Há estudos e propostas. As secretarias municipais também têm a análise de quais são as árvores os arbustos vegetações e árvores mais indicadas para cada local e, em alguns casos, haverá a necessidade de recomposição do talude, que é um investimento de infraestrutura. É necessário, nesses exemplos, um trabalho conjunto entre Município e proprietários da área.
- Como funciona a figura jurídica da Reposição Florestal Obrigatória? Como ela será usada?
Em alguns municípios, Lajeado, especialmente, e acredito que Venâncio também, há casos em que um empreendedor é autorizado a suprimir um percentual de vegetação do terreno para o empreendimento, seja para um loteamento, prédio ou construção e ele tem que fazer a reposição florestal. Esta reposição deve ser o mais próxima possível do mesmo microecossistema. Nesses casos, podem ser usados investimentos na mata ciliar de outros municípios, desde que dentro da bacia do rio Taquari. Por exemplo, um empreendedor que foi autorizado a derrubar árvores em Lajeado, pode fazer a reposição florestal em Vila Mariante em outra propriedade com um projeto, estudo, comprovação e, posterior, aprovação. Ainda precisaremos de diálogo e combinação entre todos os municípios, de modo que, eventualmente, um empreendedor de Lajeado possa fazer reposição em Muçum ou um empreendedor de Encantado possa fazer uma reposição em Estrela, por exemplo.
- Qual a realidade de Venâncio Aires (Vila Mariante)? Quais os principais pontos danificados? Em comparação com outros municípios atingidos, é uma situação considerada extrema ou perigosa?
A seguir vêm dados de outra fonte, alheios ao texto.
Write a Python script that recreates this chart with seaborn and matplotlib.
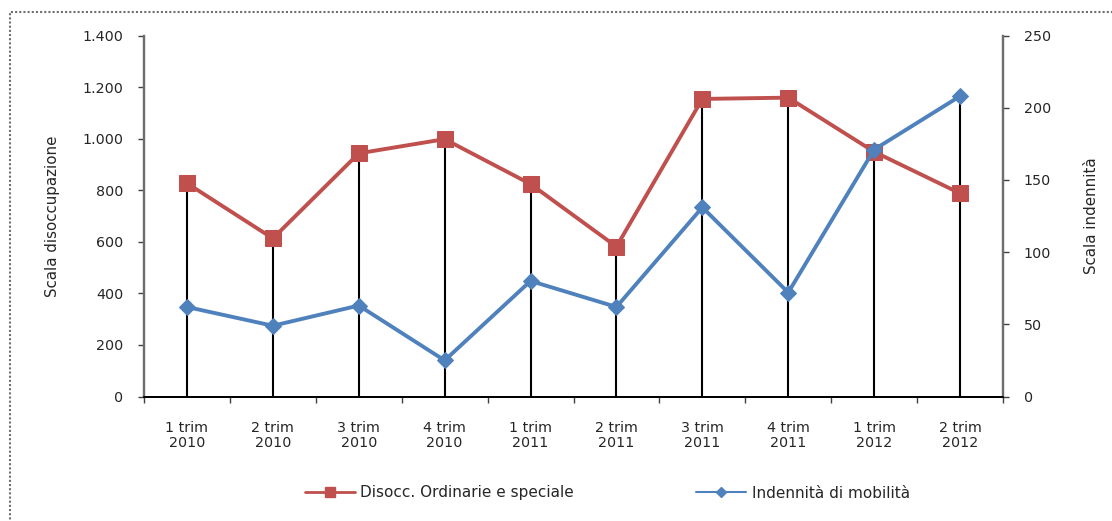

Ela abarca duas situações, uma parte que já vinha sendo urbanizada, que foi muito danificada, onde o ideal é que haja proteção e isolamento e não ocupação daquelas áreas, e a área rural, que agrega também essa encosta que precisa de reposição florestal.
Não é uma situação pior e nem melhor do que outros municípios, ela guarda as mesmas necessidades, talvez não tenha a gravidade do que aconteceu em algumas regiões como Muçum, Roca Sales, Encantado, Arroio do Meio, Lajeado e Estrela, que foram áreas atingidas mais duramente.
- Quais podem ser as ações a longo prazo para reduzir os riscos de novos impactos nesse sentido em enchentes futuras?
É importante dizer que não há como evitar enchentes futuras, muito pelo contrário. Há uma possibilidade que elas continuem acontecendo e em maior intensidade, isso porque estudos apontam para um aumento da vazão dos rios localizados nessa bacia, diferentemente do norte do país, com rios muito volumosos, com a previsão de futuro que eles diminuam a vazão. Então o prognóstico aqui na bacia do rio Taquari-Antas é que, ao longo dos próximos 50, 100 anos, haja aumento da vazão, então enchentes continuarão.
Como é que você pode fazer para evitar? Por exemplo, medidas de afastamento da população do entorno do rio. Quanto menos pessoas estiverem em área de risco, melhor para aquelas que estão ou continuarão em área de risco. São medidas de fuga, de retirada, de afastamento emergencial quando as situações acontecerem. Paralelamente a isso, proteção da mata ciliar, pois quanto mais protegida a margem do rio, menor será o impacto na descida das águas. Também se estuda possibilidades como desassoreamento, retirada de entulhos, e, óbvio, aumentar os mecanismos de previsão pluviométrica hidrológica.